Aim of the task: Retype the run of lines that opens with the line containing "Generate a web" and closes with the line containing "const gasKg = [100, 70, 20];", exactly and inclusively, but skip the pictures.

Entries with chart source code
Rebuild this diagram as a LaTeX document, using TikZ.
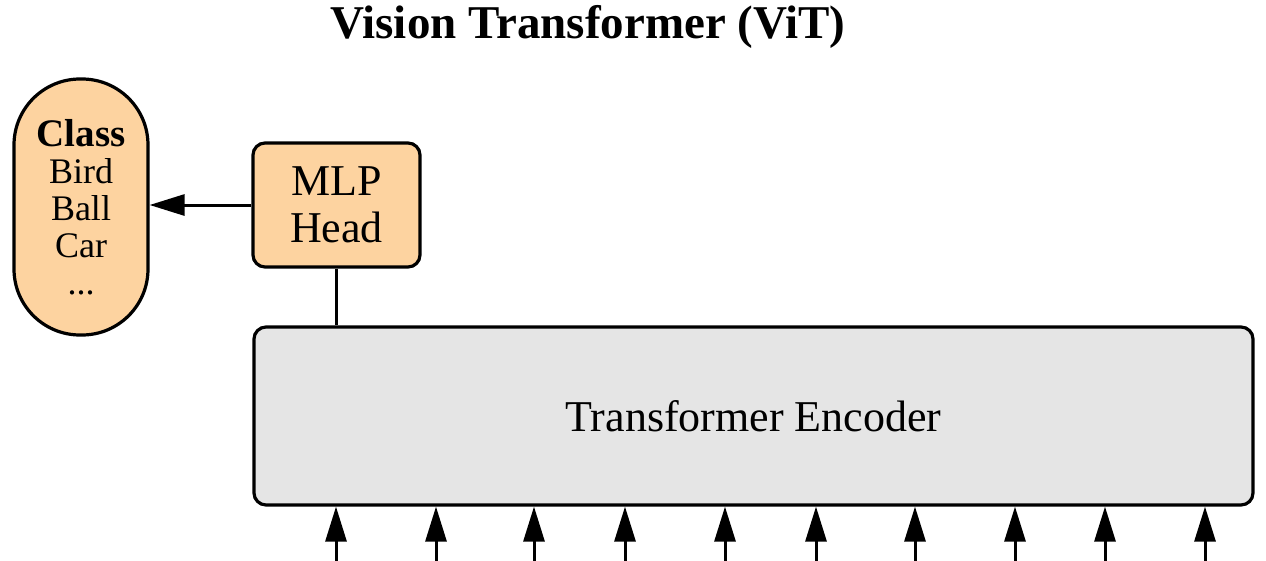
\documentclass[tikz,border=0pt]{standalone}
\usepackage{fontspec}
\setmainfont{Liberation Serif}
\usetikzlibrary{arrows.meta,calc}
\definecolor{peach}{HTML}{FDD3A0}
\definecolor{encgray}{HTML}{E5E5E5}
\begin{document}
\begin{tikzpicture}[x=1pt,y=-1pt,
  box/.style={draw=black,line width=3.2pt,rounded corners=12pt,inner sep=0pt,align=center},
  conn/.style={line width=3pt},
  arr/.style={line width=3pt,-{Triangle[length=35pt,width=21pt]}}]
\useasboundingbox (0,0) rectangle (1266,560);
\node[font=\bfseries\fontsize{47}{52}\selectfont] (title) at (588,27) {Vision Transformer (ViT)};
\node[box,fill=peach,rounded corners=66pt,minimum width=134pt,minimum height=256pt,
  font=\fontsize{36}{37}\selectfont] (cls) at (81,207)
  {{\fontsize{39}{37}\selectfont\bfseries Class}\\Bird\\Ball\\Car\\...};
\node[box,fill=peach,minimum width=167pt,minimum height=124pt,
  font=\fontsize{44}{47}\selectfont] (mlp) at (336.5,205) {MLP\\Head};
\node[box,fill=encgray,minimum width=999pt,minimum height=178pt,
  font=\fontsize{44}{47}\selectfont] (enc) at (753.5,416) {Transformer Encoder};
\draw[arr] (mlp.west) -- (mlp.west -| cls.east);
\draw[conn] (mlp.south) -- (mlp.south |- enc.north);
\foreach \i/\x in {1/336,2/436,3/534,4/625,5/725,6/816,7/915,8/1015,9/1105,10/1205}{
  \coordinate (in\i) at (\x,562);
  \draw[arr] (in\i) -- (in\i |- enc.south);
}
\end{tikzpicture}
\end{document}
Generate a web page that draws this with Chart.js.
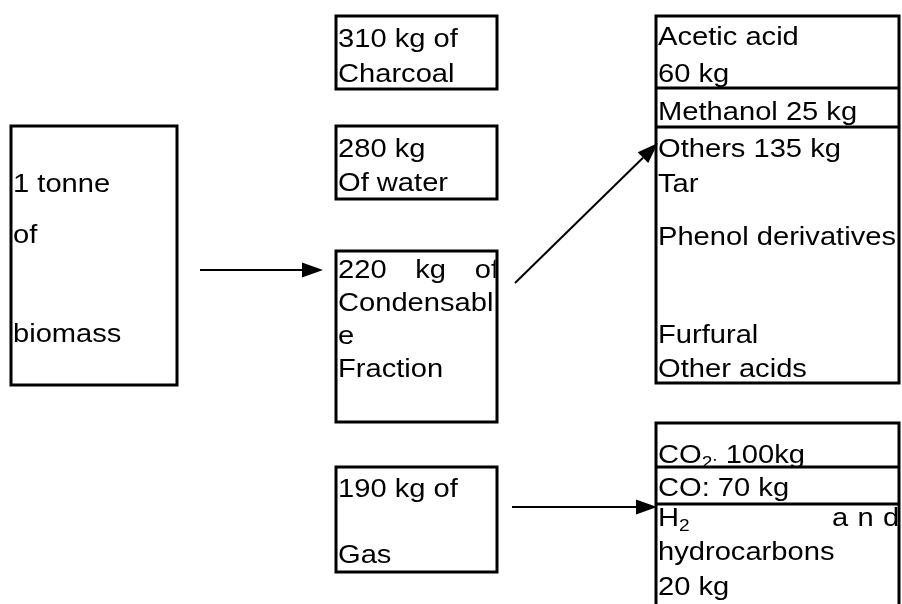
<!DOCTYPE html>
<html>
<head>
<meta charset="utf-8">
<script src="https://cdn.jsdelivr.net/npm/chart.js@4/dist/chart.umd.min.js"></script>
<style>
  html, body { margin: 0; padding: 0; background: #ffffff; }
  #wrap { width: 902px; height: 604px; position: relative; }
</style>
</head>
<body>
<div id="wrap"><canvas id="c"></canvas></div>
<script>
// ---- Data ----
const feedLabel = 'biomass';
const feedTonnes = 1;
const productNames = ['Charcoal', 'water', 'Condensable Fraction', 'Gas'];
const productKg = [310, 280, 220, 190];
const condensableNames = ['Acetic acid', 'Methanol', 'Others'];
const condensableKg = [60, 25, 135];
const otherComponents = ['Tar', 'Phenol derivatives', 'Furfural', 'Other acids'];
const gasNames = ['CO', 'CO', 'hydrocarbons'];
const gasKg = [100, 70, 20];

// ---- Layout (diagram units; mapped through the chart scales) ----
const layout = {
  feed:        { x0: 11,  y0: 126, x1: 177, y1: 385 },
  charcoal:    { x0: 336, y0: 16,  x1: 497, y1: 89 },
  water:       { x0: 336, y0: 126, x1: 497, y1: 199 },
  condensable: { x0: 336, y0: 251, x1: 497, y1: 422 },
  gas:         { x0: 336, y0: 467, x1: 497, y1: 572 },
  liquids:     { x0: 656, y0: 16,  x1: 899, y1: 383, dividers: [88, 127] },
  gases:       { x0: 656, y0: 423, x1: 899, y1: 640, dividers: [467, 504] }
};
const arrows = [
  { from: [200, 270], to: [323, 270] },
  { from: [515, 283], to: [658, 143] },
  { from: [512, 507], to: [657, 507] }
];

const FONT_SIZE = 26;
const FONT_STRETCH = 1.12;
const FONT_FAMILY = '"Liberation Sans", Arial, sans-serif';

// Text lines per box, built from the data arrays
const texts = {
  feed: [
    { parts: [{ t: feedTonnes + ' tonne' }], y: 192 },
    { parts: [{ t: 'of' }], y: 243 },
    { parts: [{ t: feedLabel }], y: 342 }
  ],
  charcoal: [
    { parts: [{ t: productKg[0] + ' kg of' }], y: 47 },
    { parts: [{ t: productNames[0] }], y: 82 }
  ],
  water: [
    { parts: [{ t: productKg[1] + ' kg' }], y: 157 },
    { parts: [{ t: 'Of ' + productNames[1] }], y: 191 }
  ],
  condensable: [
    { parts: [{ t: productKg[2] + ' kg of' }], y: 278, justifyTo: 499 },
    { parts: [{ t: productNames[2].split(' ')[0].slice(0, -1) }], y: 311 },
    { parts: [{ t: productNames[2].split(' ')[0].slice(-1) }], y: 344 },
    { parts: [{ t: productNames[2].split(' ')[1] }], y: 377 }
  ],
  gas: [
    { parts: [{ t: productKg[3] + ' kg of' }], y: 497 },
    { parts: [{ t: productNames[3] }], y: 563 }
  ],
  liquids: [
    { parts: [{ t: condensableNames[0] }], y: 45 },
    { parts: [{ t: condensableKg[0] + ' kg' }], y: 82 },
    { parts: [{ t: condensableNames[1] + ' ' + condensableKg[1] + ' kg' }], y: 120 },
    { parts: [{ t: condensableNames[2] + ' ' + condensableKg[2] + ' kg' }], y: 157 },
    { parts: [{ t: otherComponents[0] }], y: 192 },
    { parts: [{ t: otherComponents[1] }], y: 245 },
    { parts: [{ t: otherComponents[2] }], y: 343 },
    { parts: [{ t: otherComponents[3] }], y: 377 }
  ],
  gases: [
    { parts: [{ t: gasNames[0] }, { t: '2:', sub: true }, { t: ' ' + gasKg[0] + 'kg' }], y: 463 },
    { parts: [{ t: gasNames[1] + ': ' + gasKg[1] + ' kg' }], y: 496 },
    { parts: [{ t: 'H' }, { t: '2', sub: true }, { t: 'and', at: 832, spacing: 25.5 }], y: 526 },
    { parts: [{ t: gasNames[2] }], y: 560 },
    { parts: [{ t: gasKg[2] + ' kg' }], y: 595 }
  ]
};

const diagramPlugin = {
  id: 'flowDiagram',
  afterDraw(chart) {
    const ctx = chart.ctx;
    const sx = chart.scales.x, sy = chart.scales.y;
    const px = v => sx.getPixelForValue(v);
    const py = v => sy.getPixelForValue(v);

    ctx.save();
    ctx.fillStyle = '#ffffff';
    ctx.fillRect(0, 0, chart.width, chart.height);

    const drawText = (str, x, y, size, spacing) => {
      ctx.save();
      ctx.font = size + 'px ' + FONT_FAMILY;
      ctx.translate(x, y);
      ctx.scale(FONT_STRETCH, 1);
      if (spacing) {
        let cx = 0;
        for (const ch of str) { ctx.fillText(ch, cx, 0); cx += spacing / FONT_STRETCH; }
      } else {
        ctx.fillText(str, 0, 0);
      }
      ctx.restore();
    };
    const widthOf = (str, size) => {
      ctx.save();
      ctx.font = size + 'px ' + FONT_FAMILY;
      const w = ctx.measureText(str).width * FONT_STRETCH;
      ctx.restore();
      return w;
    };

    // Boxes and their text
    for (const key of Object.keys(layout)) {
      const b = layout[key];
      const X0 = px(b.x0), X1 = px(b.x1), Y0 = py(b.y0), Y1 = py(b.y1);
      ctx.save();
      ctx.beginPath();
      ctx.rect(X0 + 1.5, Y0 + 1.5, X1 - X0 - 3, Y1 - Y0 - 3);
      ctx.clip();
      ctx.fillStyle = '#000000';
      ctx.textBaseline = 'alphabetic';
      for (const line of (texts[key] || [])) {
        const Y = py(line.y);
        let cx = X0 + 2;
        if (line.justifyTo) {
          const words = line.parts[0].t.split(' ');
          const total = words.reduce((s, w) => s + widthOf(w, FONT_SIZE), 0);
          const gap = (px(line.justifyTo) - cx - total) / (words.length - 1);
          for (const w of words) { drawText(w, cx, Y, FONT_SIZE); cx += widthOf(w, FONT_SIZE) + gap; }
          continue;
        }
        for (const p of line.parts) {
          if (p.at) cx = px(p.at);
          if (p.sub) {
            drawText(p.t, cx, Y + 5, 17);
            cx += widthOf(p.t, 17);
          } else {
            drawText(p.t, cx, Y, FONT_SIZE, p.spacing);
            cx += widthOf(p.t, FONT_SIZE);
          }
        }
      }
      ctx.restore();

      ctx.strokeStyle = '#000000';
      ctx.lineWidth = 3;
      ctx.strokeRect(X0, Y0, X1 - X0, Y1 - Y0);
      for (const d of (b.dividers || [])) {
        ctx.beginPath();
        ctx.moveTo(X0, py(d));
        ctx.lineTo(X1, py(d));
        ctx.stroke();
      }
    }

    // Arrows
    for (const a of arrows) {
      const x0 = px(a.from[0]), y0 = py(a.from[1]);
      const x1 = px(a.to[0]), y1 = py(a.to[1]);
      const ang = Math.atan2(y1 - y0, x1 - x0);
      const L = 21, H = 7.5;
      const bx = x1 - L * Math.cos(ang), by = y1 - L * Math.sin(ang);
      ctx.strokeStyle = '#000000';
      ctx.lineWidth = 2;
      ctx.beginPath();
      ctx.moveTo(x0, y0);
      ctx.lineTo(bx, by);
      ctx.stroke();
      ctx.fillStyle = '#000000';
      ctx.beginPath();
      ctx.moveTo(x1, y1);
      ctx.lineTo(bx + H * Math.sin(ang), by - H * Math.cos(ang));
      ctx.lineTo(bx - H * Math.sin(ang), by + H * Math.cos(ang));
      ctx.closePath();
      ctx.fill();
    }
    ctx.restore();
  }
};

new Chart(document.getElementById('c'), {
  type: 'scatter',
  data: { datasets: [{ data: [], pointRadius: 0 }] },
  options: {
    responsive: true,
    maintainAspectRatio: false,
    animation: false,
    layout: { padding: 0 },
    plugins: { legend: { display: false }, tooltip: { enabled: false }, title: { display: false } },
    scales: {
      x: { type: 'linear', min: 0, max: 902, display: false },
      y: { type: 'linear', min: 0, max: 604, reverse: true, display: false }
    }
  },
  plugins: [diagramPlugin]
});
</script>
</body>
</html>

The answer:
Generate a web page that draws this with Chart.js.
<!DOCTYPE html>
<html>
<head>
<meta charset="utf-8">
<script src="https://cdn.jsdelivr.net/npm/chart.js@4/dist/chart.umd.min.js"></script>
<style>
  html, body { margin: 0; padding: 0; background: #ffffff; }
  #wrap { width: 902px; height: 604px; position: relative; }
</style>
</head>
<body>
<div id="wrap"><canvas id="c"></canvas></div>
<script>
// ---- Data ----
const feedLabel = 'biomass';
const feedTonnes = 1;
const productNames = ['Charcoal', 'water', 'Condensable Fraction', 'Gas'];
const productKg = [310, 280, 220, 190];
const condensableNames = ['Acetic acid', 'Methanol', 'Others'];
const condensableKg = [60, 25, 135];
const otherComponents = ['Tar', 'Phenol derivatives', 'Furfural', 'Other acids'];
const gasNames = ['CO', 'CO', 'hydrocarbons'];
const gasKg = [100, 70, 20];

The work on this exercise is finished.